Pubdate: Sat, 23 Apr 2005
Source: New Zealand Herald ( New Zealand )
Copyright: 2005 New Zealand Herald
Contact:  http://www.nzherald.co.nz/
Details: http://www.mapinc.org/media/300
Author: Rob Taylor

SANDWICHES AND MONOPOLY FOR BOY FACING DEATH

It is an ordeal no parent wants to face.  Pushing past a crush of cameras, 
the parents of some of the Bali nine yesterday visited Denpasar police 
headquarters where a grim cell block has been their children's home since a 
heroin bust last Sunday.

Christine and Lee Rush, from Brisbane, were stony-faced, saying nothing 
when they arrived to see their 19-year-old son, Scott.

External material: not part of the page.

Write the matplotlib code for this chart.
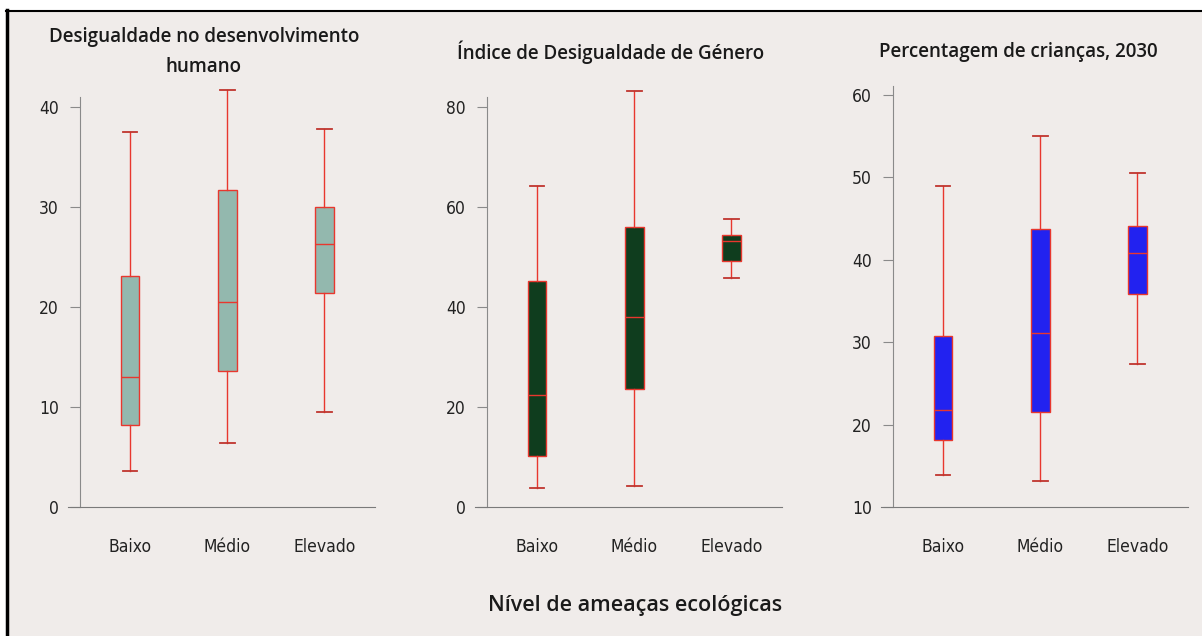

Scott Rush is one of nine Australians detained on suspicion of trying to 
traffic drugs.  Police said they seized a total of 8.65kg of heroin when 
they nabbed five people at the Denpasar airport and another four in a Kuta 
hotel.

Rush's parents carried bags of sandwiches, bananas, an Indonesian-English 
dictionary - to help him communicate with guards - and the Monopoly board 
game.

Hurrying past news crews, they were jostled by a dozen cameramen as they 
went down a walkway at the back of the police compound.

Police made the pair sign a visitors' book on an outside table surrounded 
byphotographers, before they were led into a visiting room.

Scott Rush, wearing red board shorts and a T-shirt marking him as prisoner 
number 20, was led out shortly afterwards.

He kissed his parents through the bars of an adjoining room as more than a 
dozen microphones were pushed through a rooftop air vent.

Journalists hung from bars outside the window.  A wooden bench collapsed 
under the weight of the media pack.

Later, the parents of Sydney man Si Yi Chen, 20, arrived with rolls of 
toilet paper and a box of bottled water.  When the couple reached the same 
barred room used by Rush's parents earlier, they were told visiting hours 
were over, requiring them to seek special permission to visit their son.

Police spokesman Colonel A.S.  Reniban said the nine suspects were being 
kept in four cells.

The only female, Renae Lawrence, 27, from near Newcastle, had been placed 
in a women's cell, while the others had been separated according to whether 
they were detained in Bali airport or at the Kuta hotel.

The accused godfather of the operation, Andrew Chan, 21, from Sydney, had 
been moved to a special isolation cell after allegedly making death threats 
against the others if they co-operated with police.

The four detained inside the Bali airport with Rush and Lawrence were 
Brisbane man Michael William Czugaj, 19, and Martin Eric Stephens, 29, from 
Wollongong.

Chan was pulled off a Sydney-bound plane.  Chen, with Tach Duc Thanh 
Nguyen, 27, from Brisbane, and Sydney men Myuran Sukumaran, 24, and Matthew 
James Norman, 18, were detained at the hotel.